Thursday, December 14, 2006

On Networking

First things first, A confession: Networking makes me uncomfortable.

There, I admitted it. I am always a little nervous the first time I walk into a room of colleagues for the first time, plastering on my fake smile and looking frantically for the 2 or 3 faces I know. But I get out there and do it anyway, even though I don't always feel confident in the process. Fortunately Librarians are pretty much a universally friendly and welcoming bunch, and I can usually insert myself into a conversation without too much fuss.

However, I suspect I could be doing a better job than I am currently in building and maintaining connections, and I know from my previous life in corporate america how important a solid business network can be. Fortunately, today I ran into this great post on businesspundit that discusses how introverts like me (and like most librarians, i suspect) can successfully build business connections.

The points I found most helpful were "At first you have to kiss a lot of frogs", and "don't network just for the sake of networking". While I seem to be somewhat more extroverted than some of my colleagues, I still consider myself an introvert in the Nyers-Briggs sense of the word (I'd much rather be curled up in my chair with a good book than schmoozing at a party, unless I'm in a really good mood). And I used to get disappointed when I didn't "magically" develop an awesome network after one event. You meet a lot of people on the road to building a network, some click with you and some don't. there's nothing wrong with this. Also, you don't need to try to meet someone just to add a tick mark on your "meet 5 new people at X event" to-do list.

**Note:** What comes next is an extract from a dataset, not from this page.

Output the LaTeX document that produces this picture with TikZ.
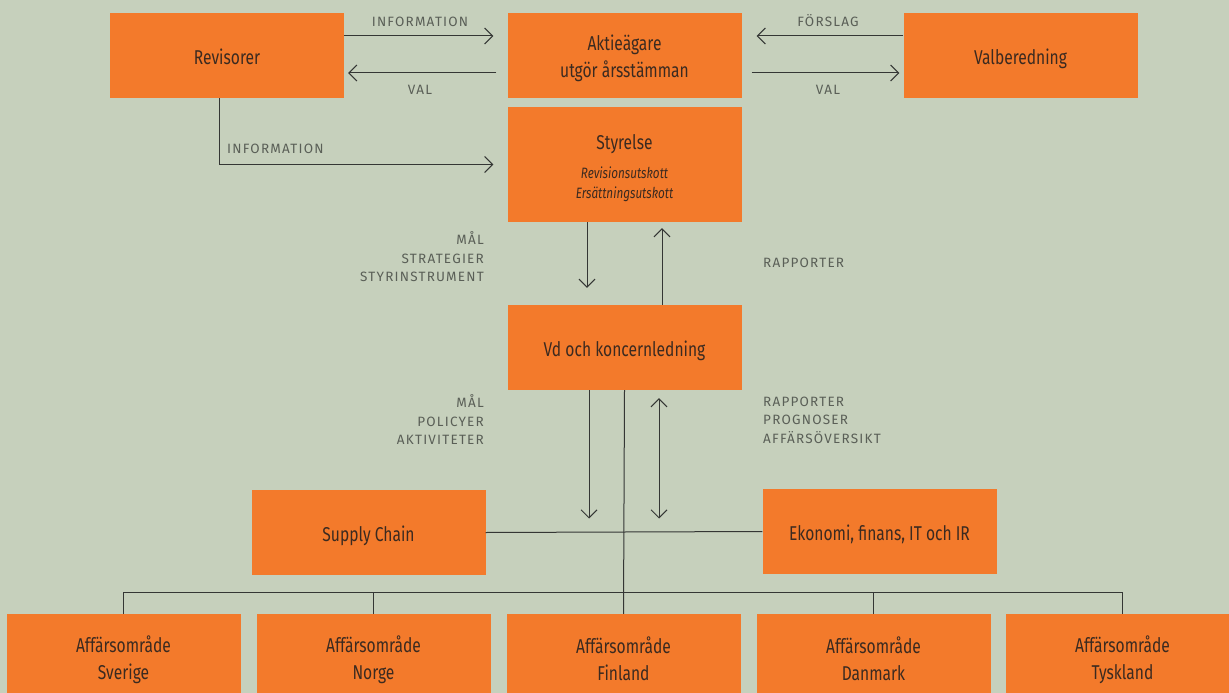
\documentclass[tikz,border=0pt]{standalone}
\usepackage{fontspec}
\setmainfont{Fira Sans}[FakeStretch=0.78]
\newfontfamily\capsfont{Fira Sans}[LetterSpace=9]
\usetikzlibrary{arrows.meta, positioning}
\definecolor{bgcol}{HTML}{C6D0BC}
\definecolor{boxcol}{HTML}{F37A2B}
\definecolor{inkcol}{HTML}{3B2A20}
\definecolor{labcol}{HTML}{5A5F57}
\definecolor{linecol}{HTML}{343634}
\tikzstyle{box} = [rectangle, fill=boxcol, text=inkcol, minimum width=234pt, minimum height=85pt, inner sep=0pt, align=center, font=\fontsize{20}{27}\selectfont]
\tikzstyle{line} = [draw, linecol, line width=1pt]
\tikzstyle{arr} = [-{Straight Barb[length=8pt, width=16pt]}]
\tikzstyle{txt} = [text=labcol, inner sep=0pt, font=\capsfont\fontsize{13.5}{18.5}\selectfont]
\newcommand{\utskott}[1]{\fontsize{15}{18}\selectfont\itshape #1}
\newcommand{\bstrut}{\rule[-3pt]{0pt}{25pt}}

\begin{document}
\begin{tikzpicture}[x=1pt, y=-1pt]
			\fill [bgcol] (0,0) rectangle (1229,693);
			\useasboundingbox (0,0) rectangle (1229,693);
			\clip (0,0) rectangle (1229,693);

			\node [box] (rev) at (227, 55.5) {Revisorer\bstrut};
			\node [box] (akt) at (624.5, 55.5) {Aktieägare\bstrut\\utgör årsstämman\bstrut};
			\node [box] (val) at (1020.5, 55.5) {Valberedning\bstrut};
			\node [box, minimum height=115pt] (sty) at (624.5, 164.5) {\rule{0pt}{22pt}Styrelse\\[2pt]\utskott{Revisionsutskott}\\[-7pt]\utskott{Ersättningsutskott}};
			\node [box] (vd) at (624.5, 347.5) {Vd och koncernledning\bstrut};
			\node [box] (sup) at (368.5, 532.5) {Supply Chain\bstrut};
			\node [box] (eko) at (879.5, 531.5) {Ekonomi, finans, IT och IR\bstrut};
			\node [box, minimum height=86pt] (swe) at (123.5, 657) {Affärsområde\bstrut\\Sverige\bstrut};
			\node [box, minimum height=86pt] (nor) at (373.5, 657) {Affärsområde\bstrut\\Norge\bstrut};
			\node [box, minimum height=86pt] (fin) at (623.5, 657) {Affärsområde\bstrut\\Finland\bstrut};
			\node [box, minimum height=86pt] (den) at (873.5, 657) {Affärsområde\bstrut\\Danmark\bstrut};
			\node [box, minimum height=86pt] (ger) at (1122.5, 657) {Affärsområde\bstrut\\Tyskland\bstrut};

			\node [txt, anchor=base] (info1) at (420, 27) {INFORMATION};
			\node [txt, anchor=base] (val1) at (420, 94) {VAL};
			\node [txt, anchor=base] (forslag) at (828, 27) {FÖRSLAG};
			\node [txt, anchor=base] (val2) at (828, 94) {VAL};
			\node [txt, anchor=base west] (info2) at (227, 153) {INFORMATION};
			\node [txt, anchor=east, align=right] (mal1) at (484, 257) {MÅL\\STRATEGIER\\STYRINSTRUMENT};
			\node [txt, anchor=west] (rapp1) at (763, 263) {RAPPORTER};
			\node [txt, anchor=east, align=right] (mal2) at (484, 420) {MÅL\\POLICYER\\AKTIVITETER};
			\node [txt, anchor=west, align=left] (rapp2) at (763, 420) {RAPPORTER\\PROGNOSER\\AFFÄRSÖVERSIKT};

			\path [line, arr] ([yshift=19.5pt]rev.east) -- ([yshift=19.5pt, xshift=-14pt]akt.west);
			\path [line, arr] ([yshift=-17.5pt, xshift=-11pt]akt.west) -- ([yshift=-17.5pt, xshift=4pt]rev.east);
			\path [line, arr] ([yshift=19.5pt]val.west) -- ([yshift=19.5pt, xshift=15pt]akt.east);
			\path [line, arr] ([yshift=-17.5pt, xshift=10pt]akt.east) -- ([yshift=-17.5pt, xshift=-4pt]val.west);
			\path [line, arr] ([xshift=-8pt]rev.south) |- ([xshift=-14pt]sty.west);
			\path [line, arr] ([xshift=-37.5pt]sty.south) -- ([xshift=-37.5pt, yshift=17pt]vd.north);
			\path [line, arr] ([xshift=37.5pt]vd.north) -- ([xshift=37.5pt, yshift=-6pt]sty.south);
			\path [line, arr] ([xshift=-35.5pt]vd.south) -- ([xshift=-35.5pt, yshift=14pt]vd.south |- sup.east);
			\path [line, {Straight Barb[length=8pt, width=16pt]}-{Straight Barb[length=8pt, width=16pt]}] ([xshift=34.5pt, yshift=-8pt]vd.south) -- ([xshift=34.5pt, yshift=14pt]vd.south |- sup.east);
			\path [line] (vd.south) -- (fin.north);
			\path [line] (sup.east) -- (eko.west);
			\path [line] (swe.north) -- ++(0,-21) -| (ger.north);
			\path [line] (nor.north) -- ++(0,-21);
			\path [line] (den.north) -- ++(0,-21);
		\end{tikzpicture}
\end{document}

Focus on people you've heard of, or have read online, or who generally sound interesting, and strike up a conversation with an insightful question or some other thing that will make them interested in you. The cool thing about our field is that this stuff comes naturally to very few of us, which means you're rarely going to run into primadonnas.

After being in this field a little while, I have what might be considered the core of a good network, though it could use some growing yet. But I'm to the point where I have to focus on nurturing those links, especially with out of state contacts I may only see once or twice a year, plus a few comments in their blog. I just sent off a ton of holiday cards, and am thinking about burthday cards as well. However, I also had the good sense to jot down a few interests of many of the people whose cards I've collected over the past two years, mainly as a crib in conversation starting for my feeble mind.

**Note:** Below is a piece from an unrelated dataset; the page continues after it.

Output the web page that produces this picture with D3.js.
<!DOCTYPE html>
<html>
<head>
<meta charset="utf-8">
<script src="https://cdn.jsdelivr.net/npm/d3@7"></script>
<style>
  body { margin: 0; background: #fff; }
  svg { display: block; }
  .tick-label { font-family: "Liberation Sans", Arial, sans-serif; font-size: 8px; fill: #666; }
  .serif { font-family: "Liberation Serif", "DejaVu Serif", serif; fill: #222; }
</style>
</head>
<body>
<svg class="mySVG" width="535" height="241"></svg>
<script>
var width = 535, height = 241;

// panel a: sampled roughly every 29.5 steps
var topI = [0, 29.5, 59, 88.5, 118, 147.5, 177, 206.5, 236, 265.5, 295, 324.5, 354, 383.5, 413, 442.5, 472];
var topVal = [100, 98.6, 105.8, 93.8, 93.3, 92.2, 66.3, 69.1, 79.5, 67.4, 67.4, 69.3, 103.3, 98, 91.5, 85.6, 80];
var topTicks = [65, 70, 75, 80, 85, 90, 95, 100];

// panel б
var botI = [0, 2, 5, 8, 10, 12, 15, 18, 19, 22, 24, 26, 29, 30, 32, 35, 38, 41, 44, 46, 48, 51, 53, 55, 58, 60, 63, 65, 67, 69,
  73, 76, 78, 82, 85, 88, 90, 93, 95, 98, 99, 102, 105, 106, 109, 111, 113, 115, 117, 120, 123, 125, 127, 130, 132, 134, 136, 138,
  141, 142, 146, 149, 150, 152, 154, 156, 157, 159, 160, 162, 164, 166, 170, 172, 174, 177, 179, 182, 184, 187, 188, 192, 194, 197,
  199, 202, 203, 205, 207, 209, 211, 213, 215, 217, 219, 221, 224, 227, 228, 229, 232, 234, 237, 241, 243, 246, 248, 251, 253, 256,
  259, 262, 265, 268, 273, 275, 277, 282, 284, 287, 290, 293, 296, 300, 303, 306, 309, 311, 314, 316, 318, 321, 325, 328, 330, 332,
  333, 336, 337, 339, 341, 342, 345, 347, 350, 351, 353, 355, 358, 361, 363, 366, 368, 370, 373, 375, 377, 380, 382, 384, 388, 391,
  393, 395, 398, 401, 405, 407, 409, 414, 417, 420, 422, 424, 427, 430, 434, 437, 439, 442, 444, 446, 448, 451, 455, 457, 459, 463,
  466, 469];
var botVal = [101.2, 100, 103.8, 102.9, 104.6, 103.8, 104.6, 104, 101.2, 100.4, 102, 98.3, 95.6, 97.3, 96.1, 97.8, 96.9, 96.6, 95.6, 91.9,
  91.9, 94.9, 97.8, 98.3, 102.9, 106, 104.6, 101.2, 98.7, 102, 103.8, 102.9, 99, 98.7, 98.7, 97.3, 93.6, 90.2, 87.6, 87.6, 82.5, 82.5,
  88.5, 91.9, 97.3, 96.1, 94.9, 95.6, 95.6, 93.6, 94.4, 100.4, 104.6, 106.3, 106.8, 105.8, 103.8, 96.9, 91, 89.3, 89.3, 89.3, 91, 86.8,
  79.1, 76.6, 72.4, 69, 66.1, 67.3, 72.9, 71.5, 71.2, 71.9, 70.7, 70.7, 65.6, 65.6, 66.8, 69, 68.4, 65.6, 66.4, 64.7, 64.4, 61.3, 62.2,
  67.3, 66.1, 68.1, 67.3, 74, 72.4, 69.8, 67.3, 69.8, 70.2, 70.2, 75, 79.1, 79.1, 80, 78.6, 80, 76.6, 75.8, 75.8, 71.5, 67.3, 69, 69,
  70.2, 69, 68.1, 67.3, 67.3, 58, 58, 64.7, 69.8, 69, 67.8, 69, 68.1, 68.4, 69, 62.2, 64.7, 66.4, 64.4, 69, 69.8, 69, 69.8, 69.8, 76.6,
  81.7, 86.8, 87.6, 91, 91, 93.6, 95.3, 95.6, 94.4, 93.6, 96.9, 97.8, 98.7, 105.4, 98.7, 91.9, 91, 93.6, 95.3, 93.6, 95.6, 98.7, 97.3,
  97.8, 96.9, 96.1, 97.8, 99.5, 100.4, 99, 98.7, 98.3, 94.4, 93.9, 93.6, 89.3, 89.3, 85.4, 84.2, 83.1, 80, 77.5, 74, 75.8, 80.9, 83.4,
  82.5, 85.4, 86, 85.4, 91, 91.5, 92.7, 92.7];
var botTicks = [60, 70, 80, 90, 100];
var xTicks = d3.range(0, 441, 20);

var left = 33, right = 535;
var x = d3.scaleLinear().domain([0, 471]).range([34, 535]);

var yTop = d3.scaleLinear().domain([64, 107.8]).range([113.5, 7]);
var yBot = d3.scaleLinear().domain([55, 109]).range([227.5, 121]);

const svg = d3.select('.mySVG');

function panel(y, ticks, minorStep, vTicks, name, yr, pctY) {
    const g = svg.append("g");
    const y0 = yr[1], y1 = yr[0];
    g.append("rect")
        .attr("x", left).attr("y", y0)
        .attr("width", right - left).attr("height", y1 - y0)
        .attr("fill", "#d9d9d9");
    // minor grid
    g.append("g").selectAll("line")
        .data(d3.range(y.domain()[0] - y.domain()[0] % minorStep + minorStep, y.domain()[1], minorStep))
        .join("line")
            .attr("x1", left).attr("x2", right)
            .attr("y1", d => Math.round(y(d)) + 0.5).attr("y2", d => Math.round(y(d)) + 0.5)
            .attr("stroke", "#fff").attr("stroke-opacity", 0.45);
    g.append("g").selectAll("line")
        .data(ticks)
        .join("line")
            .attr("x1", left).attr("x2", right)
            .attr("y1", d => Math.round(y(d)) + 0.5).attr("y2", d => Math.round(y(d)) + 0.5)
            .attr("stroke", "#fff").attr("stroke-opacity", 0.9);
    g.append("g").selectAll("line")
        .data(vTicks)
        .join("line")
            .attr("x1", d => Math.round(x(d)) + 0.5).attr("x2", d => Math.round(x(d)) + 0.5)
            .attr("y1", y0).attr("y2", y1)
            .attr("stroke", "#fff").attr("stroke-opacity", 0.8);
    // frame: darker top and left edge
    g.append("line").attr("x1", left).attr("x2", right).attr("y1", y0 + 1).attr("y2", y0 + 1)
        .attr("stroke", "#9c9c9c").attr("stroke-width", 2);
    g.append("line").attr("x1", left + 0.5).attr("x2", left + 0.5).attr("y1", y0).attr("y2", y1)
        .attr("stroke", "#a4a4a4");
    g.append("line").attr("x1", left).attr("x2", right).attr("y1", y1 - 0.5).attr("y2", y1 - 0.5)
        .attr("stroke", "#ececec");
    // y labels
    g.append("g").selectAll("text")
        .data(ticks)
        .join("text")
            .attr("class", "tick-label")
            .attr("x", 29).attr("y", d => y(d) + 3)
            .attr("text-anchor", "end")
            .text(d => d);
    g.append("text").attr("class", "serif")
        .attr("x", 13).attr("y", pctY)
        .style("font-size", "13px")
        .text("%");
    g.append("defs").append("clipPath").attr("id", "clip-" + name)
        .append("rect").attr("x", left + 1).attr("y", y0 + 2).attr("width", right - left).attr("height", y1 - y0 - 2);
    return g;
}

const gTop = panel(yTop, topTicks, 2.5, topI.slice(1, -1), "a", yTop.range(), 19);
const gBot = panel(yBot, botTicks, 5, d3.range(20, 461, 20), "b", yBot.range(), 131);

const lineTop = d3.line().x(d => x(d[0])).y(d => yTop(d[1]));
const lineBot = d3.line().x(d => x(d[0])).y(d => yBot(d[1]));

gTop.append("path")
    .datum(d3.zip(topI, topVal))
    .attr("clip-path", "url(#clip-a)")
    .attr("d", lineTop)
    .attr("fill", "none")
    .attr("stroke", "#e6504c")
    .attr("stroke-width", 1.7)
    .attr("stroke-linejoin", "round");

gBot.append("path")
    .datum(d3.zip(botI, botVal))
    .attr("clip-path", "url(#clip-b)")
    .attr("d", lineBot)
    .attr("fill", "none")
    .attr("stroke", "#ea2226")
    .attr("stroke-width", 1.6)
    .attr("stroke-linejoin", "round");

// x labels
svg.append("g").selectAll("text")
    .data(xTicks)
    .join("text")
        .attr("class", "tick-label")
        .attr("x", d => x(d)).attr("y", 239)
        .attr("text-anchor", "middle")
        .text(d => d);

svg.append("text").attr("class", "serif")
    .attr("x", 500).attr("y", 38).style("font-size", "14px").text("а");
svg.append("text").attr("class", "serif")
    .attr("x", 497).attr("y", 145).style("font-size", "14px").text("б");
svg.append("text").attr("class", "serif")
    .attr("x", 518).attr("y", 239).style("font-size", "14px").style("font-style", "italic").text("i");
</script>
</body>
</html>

But I now have the beginnings of an interesting little database of my connections' interests, which I might be able to put to good use. For instance when I see an interesting story on Jazz music or whatever, I could tag that in Del.icio.us, and then send the link on to my contacts who expressed an interest in Jazz. I'm still sorting out how exactly I want to do this, but I think that It could be a good way to cultivate quality contacts, as opposed to just racking up a list of 500 names in outlook, most of whom wouldn't be able to recognize me if their lives depended on it. I'm still trying to sort this out, and I'd be very interested in the networking tactics others have tried. Suggestions?